When it happened to me, I had no idea at the time of the importance or significance of what I was seeing. So, as I write this post, I pray that God give me courage and the words to describe it to the best of my ability. I pray for courage because I decided over thirty years ago that I was going to write this experience down and publish it, despite a strong gut feeling that it was not the proper time. But I was determined. I was eager to get it written, and I had just purchased a brand-new, mid-range, maybe closer to top of the line computer and what could possibly go wrong?
So, I began hastily writing and barely had the first sentence written when the computer came to a complete halt and crashed, wiping out everything on the computer. If you have ever experienced a hard drive crash in the midst of working, you know the feeling. Back then, it took me hours of painstaking work to reformat and partition the drives, reinstall the software, and reconnect all the peripherals. In the end, I took it as a sign: it wasn’t time yet. So I waited.
I believe the time is now. I can feel it. So, open your heart and journey with me as I recount this transcendental experience and understand that God is sovereign. There is nothing He can’t do. No one can say what He will or won’t use, what He can and can’t do, or who He will or won’t use to accomplish His will. God’s laws are for man not the other way around, and He can take something that was intended for bad and make it good. In fact, besides myself there are three other people who had a role in confirming what I already knew to be true.

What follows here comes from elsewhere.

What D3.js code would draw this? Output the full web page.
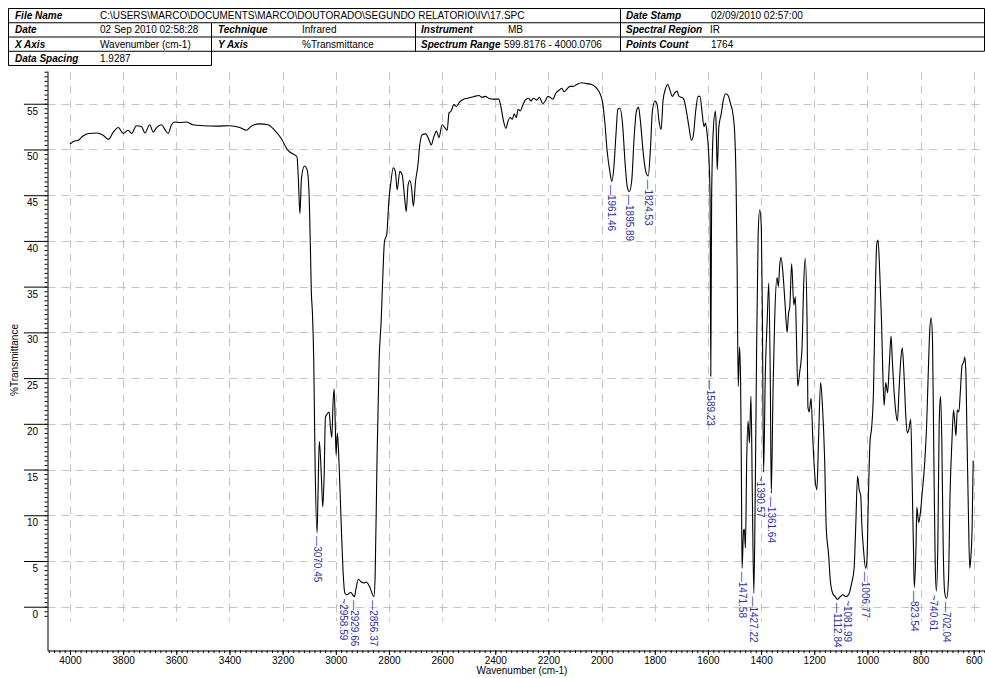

These three are a priest and two nephews whom I will refer to as NephewA and NephewB. Both are extremely intelligent and very knowledgeable about their respective faiths. NephewA is a Muslim through and through and Nephew B is a Christian with some caveats regarding tradition. However, before getting into what their roles were, here is the transcendent experience with God and the events that led up to it.
I grew up in a large family, seven girls, and three boys. My mother in her younger days was very strong, proud, and faith driven. My dad also was very diligent who worked every day except Sunday from dawn to dusk running his construction business. So basically it was my mother who ran the house and she was good at it. Me, I was just a typical kid and when I wasn’t playing outside, I liked to read and listen to bible stories. I was about four years old when I first understood that Jesus was crucified, I became really sad and said “why did they kill Him? I wanted Him to be my friend — I bet He could make some good mud pies.” I didn’t realize at the time that Jesus made spit-mud and gave sight to a blind man and when He was a child He formed birds from mud and told them to fly away and they did. Then I understood the resurrection How God is forever present but you just couldn’t see Him. Little did I know He already had His sights on me.
When I was in sixth grade and first began to see the evil in the world, it made me start to question whether God truly existed. I was surrounded by contradictions that felt deeply unsettling. Parents were celebrating Christmas which is a day meant to honor the birth of The Truth into the world, by telling their children well thought out crafty lies that Santa Claus was the one who decided if they would receive gifts. (And strangely enough, if you move the “n” in “Santa” to the end, it spells “Satan” who is the father of lies – John 8:44).
It felt like a deliberate deception, especially when aimed at children during such a spiritually significant time. Even as a small child, I knew God was stronger. I specifically remember praying one time when I was about five years old, seriously asking God to “make Santa Claus bring me what I wanted because my parents had threatened me that I would not get anything for Christmas because I was acting out.” But I can only imagine now, how God felt when He heard my prayer. My parents’ intentions may have been good, but in hindsight, it was definitely an unnecessary deceptive practice to include “Santa with all his commercialized antics and animations” into our Christmas celebrations. I’m thankful that, even as a child, I understood that God was far superior to “Santa Claus” after trying to figure out which one was stronger, and even asking others who they thought was the most powerful.
But as I grew older, I saw things so horrible that made me question even God’s existence.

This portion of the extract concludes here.